Instructions to follow:
The lines from the top of the material below through the line containing "1400, 1600, 1800];" are to be printed exactly, with pictures omitted.

Data excerpt:

|---|

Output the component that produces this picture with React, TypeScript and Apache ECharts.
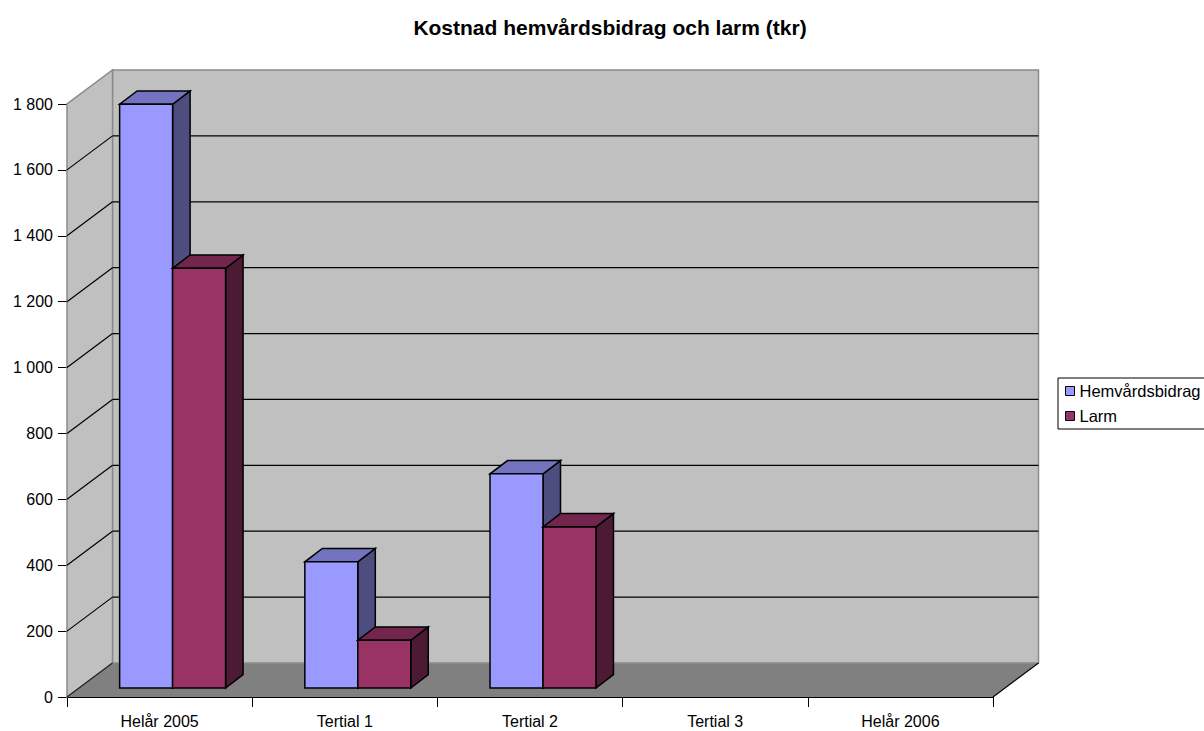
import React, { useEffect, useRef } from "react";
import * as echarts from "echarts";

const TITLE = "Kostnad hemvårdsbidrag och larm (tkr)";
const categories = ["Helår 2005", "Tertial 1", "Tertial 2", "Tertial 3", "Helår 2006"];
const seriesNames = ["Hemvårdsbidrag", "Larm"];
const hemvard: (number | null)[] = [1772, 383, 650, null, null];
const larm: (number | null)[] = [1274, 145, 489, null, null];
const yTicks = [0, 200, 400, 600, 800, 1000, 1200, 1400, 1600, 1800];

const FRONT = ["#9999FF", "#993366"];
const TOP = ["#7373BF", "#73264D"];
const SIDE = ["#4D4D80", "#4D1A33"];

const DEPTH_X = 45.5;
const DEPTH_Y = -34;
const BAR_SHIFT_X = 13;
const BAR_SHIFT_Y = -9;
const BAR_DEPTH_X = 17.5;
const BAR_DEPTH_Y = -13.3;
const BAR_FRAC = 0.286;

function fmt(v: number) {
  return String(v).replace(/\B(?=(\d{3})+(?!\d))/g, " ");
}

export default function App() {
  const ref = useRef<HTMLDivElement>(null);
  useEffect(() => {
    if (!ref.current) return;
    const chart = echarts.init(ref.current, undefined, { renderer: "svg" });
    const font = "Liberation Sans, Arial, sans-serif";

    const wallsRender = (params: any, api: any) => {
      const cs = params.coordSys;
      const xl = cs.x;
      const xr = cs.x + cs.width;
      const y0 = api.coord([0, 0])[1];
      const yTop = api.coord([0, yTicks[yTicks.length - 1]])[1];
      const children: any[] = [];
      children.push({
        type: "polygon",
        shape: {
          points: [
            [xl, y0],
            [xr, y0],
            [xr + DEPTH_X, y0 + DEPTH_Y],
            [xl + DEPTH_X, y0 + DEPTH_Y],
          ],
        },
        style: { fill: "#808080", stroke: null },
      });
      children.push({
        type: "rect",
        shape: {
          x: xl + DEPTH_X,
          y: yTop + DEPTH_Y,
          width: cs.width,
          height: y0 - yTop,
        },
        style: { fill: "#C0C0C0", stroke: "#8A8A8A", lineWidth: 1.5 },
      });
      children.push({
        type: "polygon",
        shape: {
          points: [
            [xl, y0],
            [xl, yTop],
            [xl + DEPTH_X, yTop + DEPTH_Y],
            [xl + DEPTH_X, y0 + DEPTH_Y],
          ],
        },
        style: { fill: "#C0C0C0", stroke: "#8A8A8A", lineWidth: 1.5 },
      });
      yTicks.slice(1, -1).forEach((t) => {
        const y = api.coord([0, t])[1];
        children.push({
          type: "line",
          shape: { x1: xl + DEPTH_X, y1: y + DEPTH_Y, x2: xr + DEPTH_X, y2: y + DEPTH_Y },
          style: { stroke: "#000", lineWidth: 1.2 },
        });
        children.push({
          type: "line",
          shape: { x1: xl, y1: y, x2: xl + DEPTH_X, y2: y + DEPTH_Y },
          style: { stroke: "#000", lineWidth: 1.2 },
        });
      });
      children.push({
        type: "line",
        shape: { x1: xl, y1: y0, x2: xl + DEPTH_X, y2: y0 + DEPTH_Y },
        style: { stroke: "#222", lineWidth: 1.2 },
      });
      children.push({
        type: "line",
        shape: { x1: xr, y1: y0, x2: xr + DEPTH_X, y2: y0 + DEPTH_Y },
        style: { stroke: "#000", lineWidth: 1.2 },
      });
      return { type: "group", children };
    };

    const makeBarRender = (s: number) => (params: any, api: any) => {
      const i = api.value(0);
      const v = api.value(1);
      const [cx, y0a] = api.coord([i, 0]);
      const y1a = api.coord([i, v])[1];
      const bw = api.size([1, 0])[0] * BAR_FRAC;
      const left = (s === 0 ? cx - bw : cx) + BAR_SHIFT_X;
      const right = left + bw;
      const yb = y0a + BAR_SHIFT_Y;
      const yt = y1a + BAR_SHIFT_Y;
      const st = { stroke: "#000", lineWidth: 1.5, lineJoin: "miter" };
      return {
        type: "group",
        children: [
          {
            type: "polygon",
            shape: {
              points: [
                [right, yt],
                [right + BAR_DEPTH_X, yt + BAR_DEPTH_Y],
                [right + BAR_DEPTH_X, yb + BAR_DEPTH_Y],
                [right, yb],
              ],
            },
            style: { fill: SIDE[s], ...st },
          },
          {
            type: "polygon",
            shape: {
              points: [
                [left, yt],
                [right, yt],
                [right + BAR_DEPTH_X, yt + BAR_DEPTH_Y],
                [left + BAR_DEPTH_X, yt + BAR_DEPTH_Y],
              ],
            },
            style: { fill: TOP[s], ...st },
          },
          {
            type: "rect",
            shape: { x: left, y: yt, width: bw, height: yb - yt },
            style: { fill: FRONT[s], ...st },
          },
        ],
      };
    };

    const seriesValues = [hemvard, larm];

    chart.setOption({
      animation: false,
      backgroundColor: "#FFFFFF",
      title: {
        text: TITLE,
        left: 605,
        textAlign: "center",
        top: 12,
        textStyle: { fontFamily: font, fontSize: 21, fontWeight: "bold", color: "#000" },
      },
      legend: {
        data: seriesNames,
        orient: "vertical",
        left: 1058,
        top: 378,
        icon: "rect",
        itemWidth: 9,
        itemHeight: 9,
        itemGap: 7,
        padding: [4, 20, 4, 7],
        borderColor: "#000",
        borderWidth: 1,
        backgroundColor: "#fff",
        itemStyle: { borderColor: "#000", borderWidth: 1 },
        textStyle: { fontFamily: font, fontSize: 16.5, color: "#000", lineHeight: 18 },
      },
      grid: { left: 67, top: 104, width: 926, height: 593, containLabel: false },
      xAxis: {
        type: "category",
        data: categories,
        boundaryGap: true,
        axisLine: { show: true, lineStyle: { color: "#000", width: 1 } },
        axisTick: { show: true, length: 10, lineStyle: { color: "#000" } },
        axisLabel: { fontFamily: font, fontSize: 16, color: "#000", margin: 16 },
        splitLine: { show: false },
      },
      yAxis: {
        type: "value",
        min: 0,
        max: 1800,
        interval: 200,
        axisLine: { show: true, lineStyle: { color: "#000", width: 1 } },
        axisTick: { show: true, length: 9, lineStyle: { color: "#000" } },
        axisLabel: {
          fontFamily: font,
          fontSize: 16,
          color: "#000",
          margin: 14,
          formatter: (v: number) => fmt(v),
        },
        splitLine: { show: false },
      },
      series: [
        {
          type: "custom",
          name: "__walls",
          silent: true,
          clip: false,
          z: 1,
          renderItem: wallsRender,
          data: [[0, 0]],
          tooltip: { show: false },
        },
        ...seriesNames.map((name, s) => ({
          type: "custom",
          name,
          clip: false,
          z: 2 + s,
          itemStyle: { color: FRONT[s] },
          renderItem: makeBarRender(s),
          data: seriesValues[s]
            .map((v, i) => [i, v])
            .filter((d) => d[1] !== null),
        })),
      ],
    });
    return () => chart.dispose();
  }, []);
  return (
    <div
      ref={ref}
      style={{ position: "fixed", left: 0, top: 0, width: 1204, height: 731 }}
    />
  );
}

|---|

Worked answer:
Output the component that produces this picture with React, TypeScript and Apache ECharts.
import React, { useEffect, useRef } from "react";
import * as echarts from "echarts";

const TITLE = "Kostnad hemvårdsbidrag och larm (tkr)";
const categories = ["Helår 2005", "Tertial 1", "Tertial 2", "Tertial 3", "Helår 2006"];
const seriesNames = ["Hemvårdsbidrag", "Larm"];
const hemvard: (number | null)[] = [1772, 383, 650, null, null];
const larm: (number | null)[] = [1274, 145, 489, null, null];
const yTicks = [0, 200, 400, 600, 800, 1000, 1200, 1400, 1600, 1800];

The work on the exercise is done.